* START *

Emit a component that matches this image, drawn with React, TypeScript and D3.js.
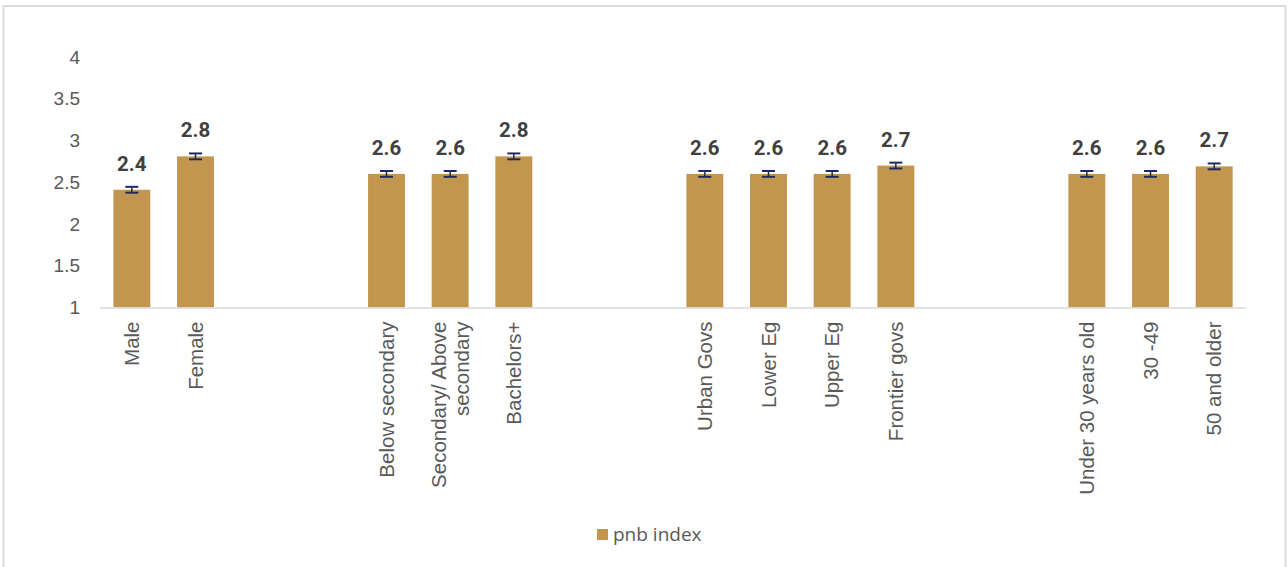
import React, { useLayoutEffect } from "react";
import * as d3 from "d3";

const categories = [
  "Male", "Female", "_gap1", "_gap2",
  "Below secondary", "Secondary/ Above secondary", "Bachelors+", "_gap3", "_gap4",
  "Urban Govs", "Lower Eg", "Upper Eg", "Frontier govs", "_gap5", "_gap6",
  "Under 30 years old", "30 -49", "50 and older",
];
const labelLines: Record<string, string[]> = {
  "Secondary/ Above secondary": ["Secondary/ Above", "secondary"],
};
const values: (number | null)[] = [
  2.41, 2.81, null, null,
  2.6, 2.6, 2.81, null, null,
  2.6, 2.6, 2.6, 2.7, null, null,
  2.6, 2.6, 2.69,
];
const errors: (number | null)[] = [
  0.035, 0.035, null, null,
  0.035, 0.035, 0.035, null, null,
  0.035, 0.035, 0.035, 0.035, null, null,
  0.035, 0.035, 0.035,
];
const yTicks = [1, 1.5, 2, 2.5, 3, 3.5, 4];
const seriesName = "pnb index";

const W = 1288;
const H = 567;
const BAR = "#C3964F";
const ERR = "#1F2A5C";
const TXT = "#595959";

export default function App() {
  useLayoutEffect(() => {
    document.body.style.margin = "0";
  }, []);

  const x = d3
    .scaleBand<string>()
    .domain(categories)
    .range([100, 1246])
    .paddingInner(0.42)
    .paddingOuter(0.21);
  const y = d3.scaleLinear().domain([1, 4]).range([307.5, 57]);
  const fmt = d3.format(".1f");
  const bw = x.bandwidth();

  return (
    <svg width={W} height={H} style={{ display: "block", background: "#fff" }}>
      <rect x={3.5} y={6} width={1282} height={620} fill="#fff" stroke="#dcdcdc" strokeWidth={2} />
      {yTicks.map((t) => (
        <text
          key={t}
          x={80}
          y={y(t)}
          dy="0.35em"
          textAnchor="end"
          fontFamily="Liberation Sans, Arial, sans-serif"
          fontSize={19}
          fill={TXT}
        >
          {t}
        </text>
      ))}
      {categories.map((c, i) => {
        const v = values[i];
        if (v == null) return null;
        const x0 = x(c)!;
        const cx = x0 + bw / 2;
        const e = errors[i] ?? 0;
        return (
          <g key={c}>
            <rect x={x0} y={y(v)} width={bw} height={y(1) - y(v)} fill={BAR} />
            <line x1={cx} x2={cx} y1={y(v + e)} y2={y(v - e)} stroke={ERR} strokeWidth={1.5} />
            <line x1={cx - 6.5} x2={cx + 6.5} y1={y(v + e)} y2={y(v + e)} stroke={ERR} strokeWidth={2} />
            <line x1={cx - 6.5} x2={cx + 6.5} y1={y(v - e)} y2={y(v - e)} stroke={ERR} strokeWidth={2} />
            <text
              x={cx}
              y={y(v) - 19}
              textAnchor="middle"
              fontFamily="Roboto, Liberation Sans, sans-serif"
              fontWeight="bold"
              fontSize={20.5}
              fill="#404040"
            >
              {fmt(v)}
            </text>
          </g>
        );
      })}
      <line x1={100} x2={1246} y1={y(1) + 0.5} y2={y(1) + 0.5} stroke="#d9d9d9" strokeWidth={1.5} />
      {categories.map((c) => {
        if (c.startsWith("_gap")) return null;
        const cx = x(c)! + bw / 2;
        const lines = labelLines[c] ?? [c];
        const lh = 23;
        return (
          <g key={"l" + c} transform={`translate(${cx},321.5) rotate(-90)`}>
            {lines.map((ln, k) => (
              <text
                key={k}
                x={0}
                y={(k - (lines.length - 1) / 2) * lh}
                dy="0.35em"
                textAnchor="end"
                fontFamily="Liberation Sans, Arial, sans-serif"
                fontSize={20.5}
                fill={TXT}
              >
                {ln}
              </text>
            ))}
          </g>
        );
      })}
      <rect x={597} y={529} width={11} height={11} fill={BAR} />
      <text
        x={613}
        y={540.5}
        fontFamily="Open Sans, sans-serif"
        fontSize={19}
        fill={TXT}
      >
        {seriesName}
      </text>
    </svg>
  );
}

* END *

* _Given task_
Restate the data word for word from its first line through the line with "import * as", leaving out any picture along the way.

* _Solution_
Emit a component that matches this image, drawn with React, TypeScript and D3.js.
import React, { useLayoutEffect } from "react";
import * as d3 from "d3";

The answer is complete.